Dr. Barbara Greenberg, a child and family psychologist,
wrote an article for U.S. News & World Report recently in which she
suggests that schools should ban
children from having best friends. She noted that some American and European
schools already forbid kids from having “besties.” What’s the worst thing about
best friends, you ask? She cautions, “There is something dreadfully
exclusionary” about the whole notion of “best friend.” Ah.
Though
the good doctor admits some will scoff at her concern, she says she is focused
on the “bigger picture,” the pain of rejection associated with having such an
exalted pal. She wrote: “I am a huge fan of social inclusion. The phrase ‘best
friend’ is inherently exclusionary. Among children and even teens, best friends
shift rapidly. These shifts lead to emotional distress and would be
significantly less likely if our kids spoke of close or even good friends
rather than best friends.” She added,
“And, if kids have best friends, does that also imply that they have ‘worst
friends?’” I’m guessing Dr. Greenberg’s I.Q. is roughly equivalent to her age.
“You’re my closie!” and “You’re my goodie!” just wouldn’t have the same cashet
in kid’s lexicon.
Dr.
Babs continued: “A focus on having best friends certainly indicates there’s an
unspoken ranking system; and where there is a ranking system, there are
problems. I see kids who are never labeled best friends, and sadly, they sit
alone at lunch tables and often in their homes while others are with their best
friends. My hope is that if we encourage our kids to broaden their social
circles, they will be more inclusive and less judgmental. The word ‘best’

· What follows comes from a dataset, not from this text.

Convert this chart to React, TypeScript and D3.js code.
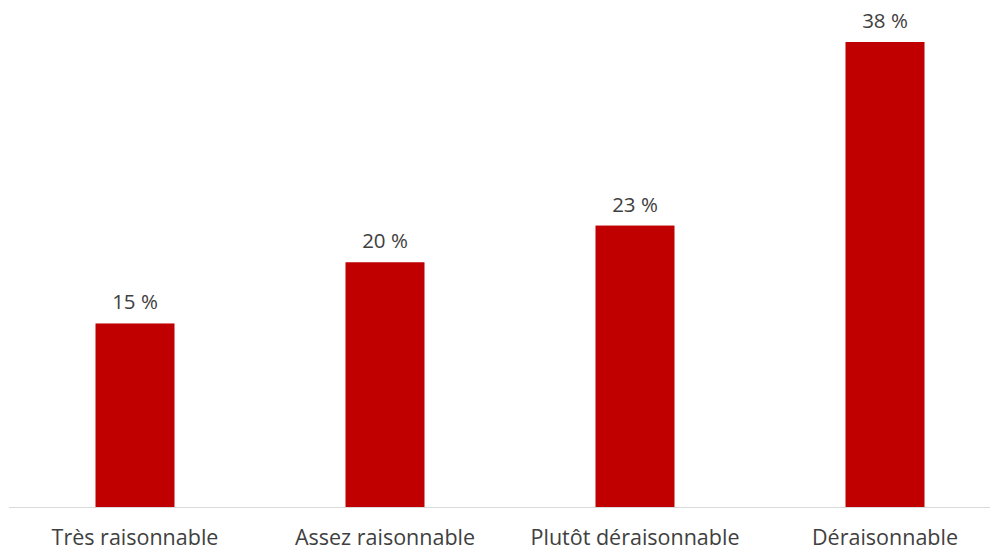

encourages judgment and promotes exclusion.”
She
goes on to say that she is not an
advocate of “encouraging kids to have huge groups of friends,” and that she’d
rather see “children having a smaller group of close friends.” Close friends or good friends?
Magnanimously,
the inclusive shrink says parents should not forbid their kids from “having
contact” with an avowed best friend. Yet, she also doesn’t believe parents
should be concerned if their child’s school prohibits its students from having
best friends. (How the hell would a school enforce that?).
In
summation, Dr. Greenberg urges parents to “consider making a bit of a shift to
your vocabulary and talk to your children about the importance of having close
friends. Put less emphasis on popularity and having best friends.” It seems as
if she’d like to tell each of us exactly how many friends our kids should have,
while also specifically characterizing the “proper” nature of those
friendships. I’m not sure that’s all that open-minded and inclusive.
It is ironic
that U.S. News & World Report chose to publish this article, given that it
is famous for its “Best Rankings” lists, which judge and rank everything from
hotels to colleges to…doctors of psychology.
If using the
term “best” is heartlessly exclusionary- and who could argue with a
credentialed psychologist- the government should force big box retailer Best
Buy to rebrand itself as “Good Buy.”
“Give it a
good shot” should replace “give it your best shot.”
Personally, I
am a huge fan of judgment and
exclusion. Without these concepts, there is nothing but chaos and sloth, ennui
and existentialism. I don’t want to be best close friends with a terrorist, or have my
kids be “good” friends with drug-addled anarchists. I’m simply not going to be
inclusive of those who, though they are utterly ignorant of history- and current events- loudly and
virulently trash those with whom they “disagree.”